Asked by Anonymous at 8:46 AM on Apr. 29, 2010 in Relationships

This question is closed.
Answers (7)
  • well as far as your friend, not anything you can do as she sounds like a runaway train at this point. basically she isnt going to hear you...now the kids. as others said, be a positive role model. let them know that they are enough-just as they are.when they are with you show them healthy eating, snacking etc, talk about self esteem and just do what ya can.
    Bearsjen

    Answer by Bearsjen at 11:06 AM on Apr. 29, 2010

  • There's a difference between pride in your appearance and self-destructive low self esteem. It sounds like she might need counseling - she's under the impression that she's not good enough. Does she have an overly critical SO? is it a mid-life crisis (when she wakes up and realizes that she's not 22 anymore and never will be)? The drinking sounds as though she is depressed.
    plylerjones

    Answer by plylerjones at 8:50 AM on Apr. 29, 2010

  • She sounds like she's searching for perfection probably caused by low self esteem and the feeling of being rejected at some time in her life for feeling less than perfect. If she doesn't see a problem so I doubt if she'd seek professional help. Just keep stressing to the kids that they rock just as they are.
    admckenzie

    Answer by admckenzie at 8:54 AM on Apr. 29, 2010

  • OP here.....I don't think her DH is critical of her at all - if he is, then he has never done or said anything in front of me of my DH. Now he is (well my impression) a sleazy kind of guy. He's always making sexually suggestive comments about her, to her in front of people, but she seems to eat that crap up (not me - DH and I respect our marriage bed and everyone who sees us knows we love each other without being suggestive in public - we're not prudish either, we kiss and hold hands and hug and stuff in public, just not over the top stuff, ya know). N-E how - She has one sister who is SOO very down to earth (school teacher 'marm-type').

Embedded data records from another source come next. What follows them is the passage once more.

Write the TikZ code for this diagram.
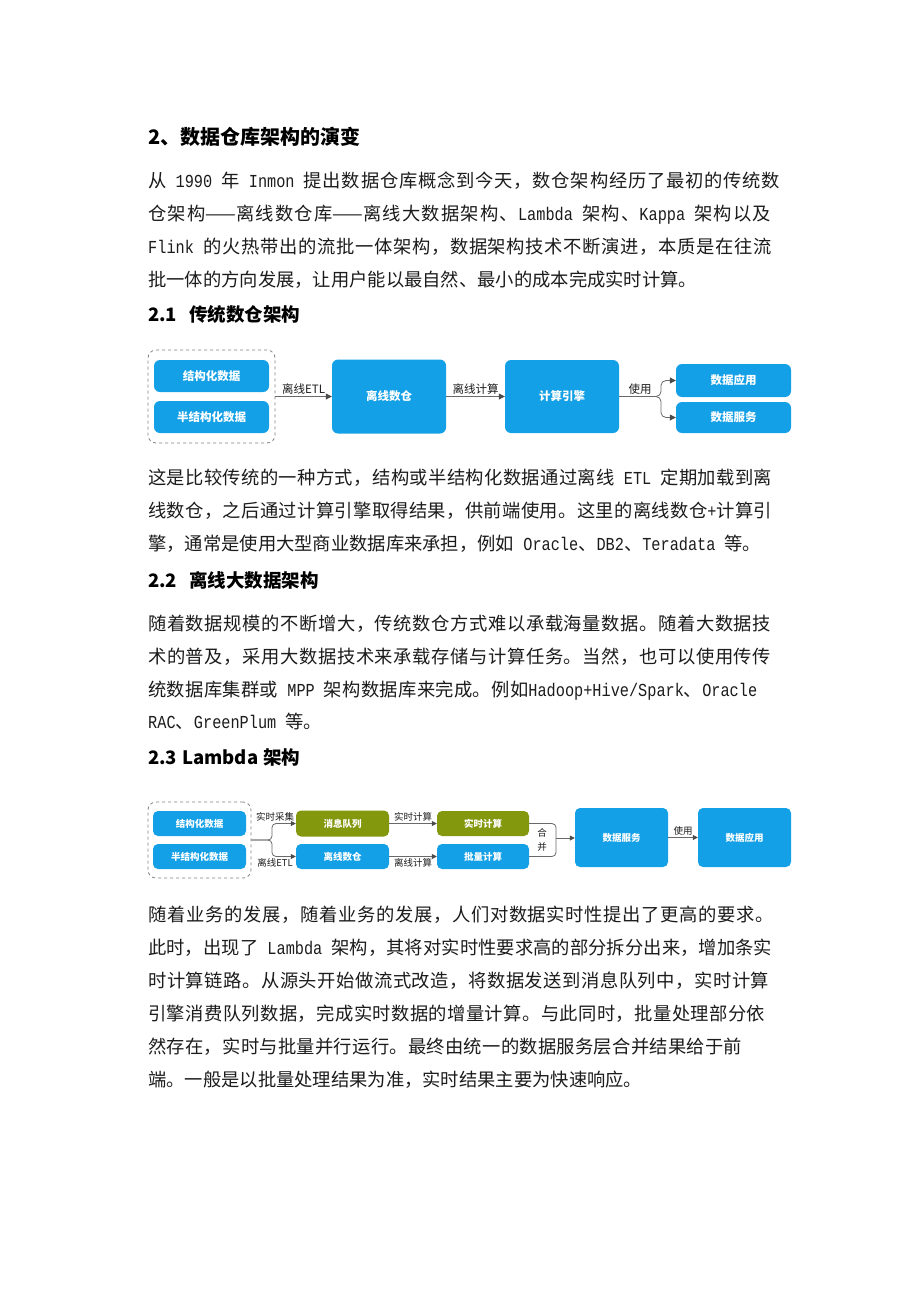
\documentclass[tikz,border=0pt]{standalone}
\usepackage{fontspec}
\setmainfont{Noto Sans CJK SC}
\newfontfamily\latf[FakeStretch=0.8333]{Liberation Mono}
\usetikzlibrary{arrows.meta}
\definecolor{bluebox}{RGB}{20,160,230}
\definecolor{olivebox}{RGB}{132,152,14}
\definecolor{linec}{RGB}{105,105,105}
\definecolor{tipc}{RGB}{75,75,75}
\definecolor{txt}{RGB}{28,28,28}
\definecolor{dashc}{RGB}{130,130,130}
% stretchable glue between CJK characters (for justified lines)
\newcount\cjkc
\cjkc="4E00
\loop
  \XeTeXcharclass\cjkc=7
  \ifnum\cjkc<"9FFF \advance\cjkc by 1
\repeat
\XeTeXcharclass"FF0C=7 \XeTeXcharclass"3001=7 \XeTeXcharclass"3002=7
\XeTeXinterchartoks 7 7 = {\hskip 0pt plus 1pt\relax}
\XeTeXinterchartokenstate=1
\newcommand{\Lt}[1]{{\latf\spaceskip=\fontdimen2\font\relax #1}}
\newcommand{\jl}[2]{\makebox[#1pt][s]{#2}}
\newcommand{\fbody}{\fontsize{18.3}{22}\selectfont}
\newcommand{\fhd}{\fontsize{18.5}{22}\selectfont\bfseries}
\newcommand{\fhdt}{\fontsize{20}{24}\selectfont\bfseries}
\newcommand{\fbxa}{\fontsize{11.5}{14}\selectfont\bfseries}
\newcommand{\flba}{\fontsize{11.5}{14}\selectfont}
\newcommand{\fbxb}{\fontsize{9.5}{12}\selectfont\bfseries}
\newcommand{\flbb}{\fontsize{9.5}{14}\selectfont}
\tikzset{
  bodyline/.style={anchor=base west, inner sep=0pt, font=\fbody, text=txt},
  headline/.style={anchor=base west, inner sep=0pt, font=\fhd, text=black},
  bluea/.style={rectangle, rounded corners=6pt, fill=bluebox, text=white, inner sep=0pt, font=\fbxa},
  blueb/.style={rectangle, rounded corners=5pt, fill=bluebox, text=white, inner sep=0pt, font=\fbxb},
  oliveb/.style={rectangle, rounded corners=5pt, fill=olivebox, text=white, inner sep=0pt, font=\fbxb},
  groupbox/.style={rectangle, rounded corners=8pt, draw=dashc, dashed, line width=0.8pt, inner sep=0pt},
  conn/.style={draw=linec, line width=0.8pt},
  arra/.style={conn, -{Triangle[length=6pt,width=6pt,color=tipc]}},
  arrb/.style={conn, -{Triangle[length=5pt,width=5pt,color=tipc]}},
  laba/.style={font=\flba, text=txt, inner sep=1.5pt},
  labb/.style={font=\flbb, text=txt, inner sep=1.5pt},
}
\begin{document}
\begin{tikzpicture}[x=1pt,y=-1pt]
\fill[white] (0,0) rectangle (920,1302);
\useasboundingbox (0,0) rectangle (920,1302);

% ---------- heading and paragraph 1
\node[headline, font=\fhdt] (h0) at (148,144) {2、数据仓库架构的演变};
\node[bodyline] (p11) at (148,187.5) {\jl{632}{从\Lt{ 1990 }年\Lt{ Inmon }提出数据仓库概念到今天，数仓架构经历了最初的传统数}};
\node[bodyline] (p12) at (148,220.5) {\jl{623}{仓架构——离线数仓库——离线大数据架构、\Lt{Lambda }架构、\Lt{Kappa }架构以及}};
\node[bodyline] (p13) at (148,253.5) {\jl{624}{\Lt{Flink }的火热带出的流批一体架构，数据架构技术不断演进，本质是在往流}};
\node[bodyline] (p14) at (148,286.5) {批一体的方向发展，让用户能以最自然、最小的成本完成实时计算。};

% ---------- 2.1
\node[headline] (h1) at (148,321.5) {2.1\hspace{12pt}传统数仓架构};

\node[groupbox, minimum width=127pt, minimum height=93pt] (g1) at (211.5,396.5) {};
\node[bluea, minimum width=115pt, minimum height=32pt] (s1) at (211.5,376) {结构化数据};
\node[bluea, minimum width=115pt, minimum height=32pt] (s2) at (211.5,417) {半结构化数据};
\node[bluea, minimum width=114pt, minimum height=74pt] (dw) at (389,396.5) {离线数仓};
\node[bluea, minimum width=114pt, minimum height=73pt] (ce) at (562,396.5) {计算引擎};
\node[bluea, minimum width=115pt, minimum height=33pt] (app) at (733.5,380.5) {数据应用};
\node[bluea, minimum width=115pt, minimum height=31pt] (svc) at (733.5,417.5) {数据服务};

\draw[arra] (g1.east) -- node[above, laba] {离线ETL} (dw.west);
\draw[arra] (dw.east) -- node[above, laba] {离线计算} (ce.west);
\coordinate (b1) at (661,396.5);
\draw[arra, rounded corners=5pt] (ce.east) -- node[above, laba] {使用} (b1) |- (app.west);
\draw[arra, rounded corners=5pt] (ce.east) -- (b1) |- (svc.west);

% ---------- paragraph 2
\node[bodyline] (p21) at (148,484.5) {\jl{624}{这是比较传统的一种方式，结构或半结构化数据通过离线\Lt{ ETL }定期加载到离}};
\node[bodyline] (p22) at (148,517.5) {\jl{624}{线数仓，之后通过计算引擎取得结果，供前端使用。这里的离线数仓\Lt{+}计算引}};
\node[bodyline] (p23) at (148,550.5) {擎，通常是使用大型商业数据库来承担，例如\Lt{ Oracle}、\Lt{DB2}、\Lt{Teradata }等。};

% ---------- 2.2
\node[headline] (h2) at (148,587.5) {2.2\hspace{12pt}离线大数据架构};
\node[bodyline] (p31) at (148,630.5) {\jl{623}{随着数据规模的不断增大，传统数仓方式难以承载海量数据。随着大数据技}};
\node[bodyline] (p32) at (148,663.5) {\jl{623}{术的普及，采用大数据技术来承载存储与计算任务。当然，也可以使用传传}};
\node[bodyline] (p33) at (148,696.5) {\jl{609}{统数据库集群或\Lt{ MPP }架构数据库来完成。例如\Lt{Hadoop+Hive/Spark}、\Lt{Oracle}}};
\node[bodyline] (p34) at (148,728.5) {\Lt{RAC}、\Lt{GreenPlum }等。};

% ---------- 2.3
\node[headline] (h3) at (148,764.5) {2.3\hspace{5pt}Lambda\hspace{5pt}架构};

\node[groupbox, minimum width=103pt, minimum height=76pt] (g2) at (199.5,840) {};
\node[blueb, minimum width=93pt, minimum height=25pt] (t1) at (199.5,823.5) {结构化数据};
\node[blueb, minimum width=93pt, minimum height=25pt] (t2) at (199.5,856.5) {半结构化数据};
\node[oliveb, minimum width=93pt, minimum height=26pt] (mq) at (342.5,823.5) {消息队列};
\node[blueb, minimum width=93pt, minimum height=25pt] (dw2) at (342.5,856.5) {离线数仓};
\node[oliveb, minimum width=92pt, minimum height=25pt] (rt) at (483,823.5) {实时计算};
\node[blueb, minimum width=92pt, minimum height=25pt] (bt) at (483,856.5) {批量计算};
\node[blueb, minimum width=93pt, minimum height=59pt] (ds) at (621.5,837.5) {数据服务};
\node[blueb, minimum width=93pt, minimum height=59pt] (da) at (744.5,837.5) {数据应用};

\coordinate (b2) at (272,840);
\draw[arrb, rounded corners=4pt] (g2.east) -- (b2) |- node[pos=0.5, above, xshift=3pt, labb] {实时采集} (mq.west);
\draw[arrb, rounded corners=4pt] (g2.east) -- (b2) |- node[pos=0.5, below, xshift=3pt, labb] {离线ETL} (dw2.west);
\draw[arrb] (mq.east) -- node[above, labb] {实时计算} (rt.west);
\draw[arrb] (dw2.east) -- node[below, labb] {离线计算} (bt.west);
\coordinate (b3) at (556,838);
\draw[conn, rounded corners=4pt] (rt.east) -| (b3);
\draw[conn, rounded corners=4pt] (bt.east) -| (b3);
\draw[arrb] (b3) -- (ds.west |- b3);
\node[labb, align=center, font=\fontsize{9.5}{14.5}\selectfont] (mlab) at (542,840) {合\\并};
\draw[arrb] (ds.east) -- node[above, labb] {使用} (da.west);

% ---------- paragraph 4
\node[bodyline] (p41) at (148,921.5) {\jl{626}{随着业务的发展，随着业务的发展，人们对数据实时性提出了更高的要求。}};
\node[bodyline] (p42) at (148,954.5) {\jl{624}{此时，出现了\Lt{ Lambda }架构，其将对实时性要求高的部分拆分出来，增加条实}};
\node[bodyline] (p43) at (148,987.5) {\jl{621}{时计算链路。从源头开始做流式改造，将数据发送到消息队列中，实时计算}};
\node[bodyline] (p44) at (148,1020.5) {\jl{617}{引擎消费队列数据，完成实时数据的增量计算。与此同时，批量处理部分依}};
\node[bodyline] (p45) at (148,1053.5) {\jl{594}{然存在，实时与批量并行运行。最终由统一的数据服务层合并结果给于前}};
\node[bodyline] (p46) at (148,1086.5) {端。一般是以批量处理结果为准，实时结果主要为快速响应。};
\end{tikzpicture}
\end{document}
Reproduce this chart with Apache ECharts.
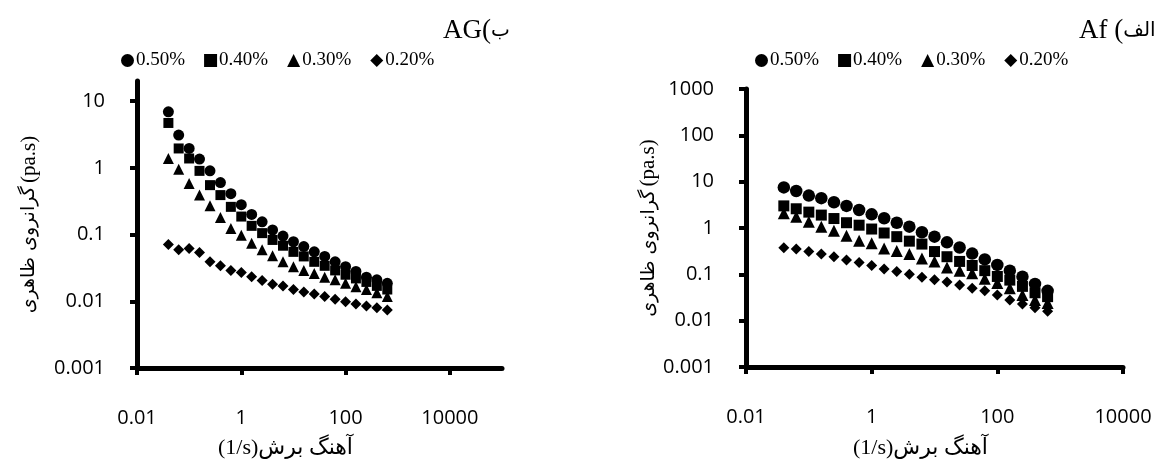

She has an ex husband who used to abuse her (but he did his drug dealer wrong and they beat him unrecognizable and retarded, literally). Her DH now was actually against the whole boob job and stuff at first - now, he seems to egg it on I guess.
    Anonymous

    Answer by Anonymous at 9:00 AM on Apr. 29, 2010

  • Sounds like she is anorexic for sure, but honestly what can you do? Maybe talk to her Mom about it, but she is an adult and until something happens she will more than likely not change,,, not the answer you hoped for,, but I think unless I got her mother involved I would just stay quiet,, and BTW--tanning to the point she has is really unhealthy!!!
    kimigogo

    Answer by kimigogo at 9:37 AM on Apr. 29, 2010

  • I would focus on being a role model for her kids. Saying self affirming comments in front of them and engaging them in conversations about body image. I am sure they pick up the negativity from their mom but one comment like "You are beautiful just the way you are and don't need to be perfect to be loved as much as I love you" could be something they recall at the most critical moment when they faced with following their mother or finding own way.
    bjane01

    Answer by bjane01 at 9:54 AM on Apr. 29, 2010

  • It's her life and body to do what she wants with. Perhaps she likes the way she looks and taht is it. Some people are extreme in their activities.... There is an awful lot of speculating going on here and I don't think that's fair to her either. Have you ever sat her down and just talked to her??? Try that before you run to her mom or her doctor or whoever....get a gauge on her method of thinking.